» **GIVEN MATERIAL**
## BEGIN
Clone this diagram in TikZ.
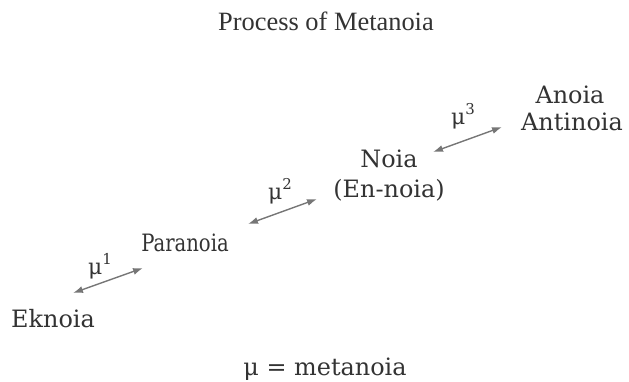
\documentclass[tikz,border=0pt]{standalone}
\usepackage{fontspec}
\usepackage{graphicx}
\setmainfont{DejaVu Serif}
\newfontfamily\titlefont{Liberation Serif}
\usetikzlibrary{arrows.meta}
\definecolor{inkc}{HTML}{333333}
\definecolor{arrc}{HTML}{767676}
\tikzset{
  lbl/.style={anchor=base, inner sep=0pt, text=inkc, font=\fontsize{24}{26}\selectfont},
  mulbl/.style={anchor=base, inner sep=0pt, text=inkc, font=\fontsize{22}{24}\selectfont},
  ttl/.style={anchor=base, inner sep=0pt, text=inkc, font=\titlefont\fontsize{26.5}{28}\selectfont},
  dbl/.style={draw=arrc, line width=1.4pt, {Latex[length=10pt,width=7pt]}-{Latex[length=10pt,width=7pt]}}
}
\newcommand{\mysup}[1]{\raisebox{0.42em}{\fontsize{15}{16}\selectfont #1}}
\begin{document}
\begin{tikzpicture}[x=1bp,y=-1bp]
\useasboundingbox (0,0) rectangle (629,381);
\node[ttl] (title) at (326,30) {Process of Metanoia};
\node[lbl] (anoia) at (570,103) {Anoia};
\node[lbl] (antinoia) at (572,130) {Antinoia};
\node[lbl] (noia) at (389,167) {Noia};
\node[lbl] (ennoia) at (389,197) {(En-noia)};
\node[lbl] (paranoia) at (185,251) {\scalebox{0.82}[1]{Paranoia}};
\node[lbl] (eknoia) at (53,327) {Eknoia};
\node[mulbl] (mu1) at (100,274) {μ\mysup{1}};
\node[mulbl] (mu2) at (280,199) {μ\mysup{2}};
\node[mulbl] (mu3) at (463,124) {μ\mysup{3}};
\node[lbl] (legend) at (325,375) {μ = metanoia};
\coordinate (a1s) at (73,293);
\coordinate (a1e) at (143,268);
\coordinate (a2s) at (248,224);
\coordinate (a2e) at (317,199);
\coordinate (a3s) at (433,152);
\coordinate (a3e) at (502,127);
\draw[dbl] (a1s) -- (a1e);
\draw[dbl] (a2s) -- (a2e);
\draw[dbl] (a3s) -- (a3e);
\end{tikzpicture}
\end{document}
## END
» **WHAT IS REQUIRED**
Quote the material exactly. Pictures stay out.

» **REPLY TO THE TASK**
Clone this diagram in TikZ.
\documentclass[tikz,border=0pt]{standalone}
\usepackage{fontspec}
\usepackage{graphicx}
\setmainfont{DejaVu Serif}
\newfontfamily\titlefont{Liberation Serif}
\usetikzlibrary{arrows.meta}
\definecolor{inkc}{HTML}{333333}
\definecolor{arrc}{HTML}{767676}
\tikzset{
  lbl/.style={anchor=base, inner sep=0pt, text=inkc, font=\fontsize{24}{26}\selectfont},
  mulbl/.style={anchor=base, inner sep=0pt, text=inkc, font=\fontsize{22}{24}\selectfont},
  ttl/.style={anchor=base, inner sep=0pt, text=inkc, font=\titlefont\fontsize{26.5}{28}\selectfont},
  dbl/.style={draw=arrc, line width=1.4pt, {Latex[length=10pt,width=7pt]}-{Latex[length=10pt,width=7pt]}}
}
\newcommand{\mysup}[1]{\raisebox{0.42em}{\fontsize{15}{16}\selectfont #1}}
\begin{document}
\begin{tikzpicture}[x=1bp,y=-1bp]
\useasboundingbox (0,0) rectangle (629,381);
\node[ttl] (title) at (326,30) {Process of Metanoia};
\node[lbl] (anoia) at (570,103) {Anoia};
\node[lbl] (antinoia) at (572,130) {Antinoia};
\node[lbl] (noia) at (389,167) {Noia};
\node[lbl] (ennoia) at (389,197) {(En-noia)};
\node[lbl] (paranoia) at (185,251) {\scalebox{0.82}[1]{Paranoia}};
\node[lbl] (eknoia) at (53,327) {Eknoia};
\node[mulbl] (mu1) at (100,274) {μ\mysup{1}};
\node[mulbl] (mu2) at (280,199) {μ\mysup{2}};
\node[mulbl] (mu3) at (463,124) {μ\mysup{3}};
\node[lbl] (legend) at (325,375) {μ = metanoia};
\coordinate (a1s) at (73,293);
\coordinate (a1e) at (143,268);
\coordinate (a2s) at (248,224);
\coordinate (a2e) at (317,199);
\coordinate (a3s) at (433,152);
\coordinate (a3e) at (502,127);
\draw[dbl] (a1s) -- (a1e);
\draw[dbl] (a2s) -- (a2e);
\draw[dbl] (a3s) -- (a3e);
\end{tikzpicture}
\end{document}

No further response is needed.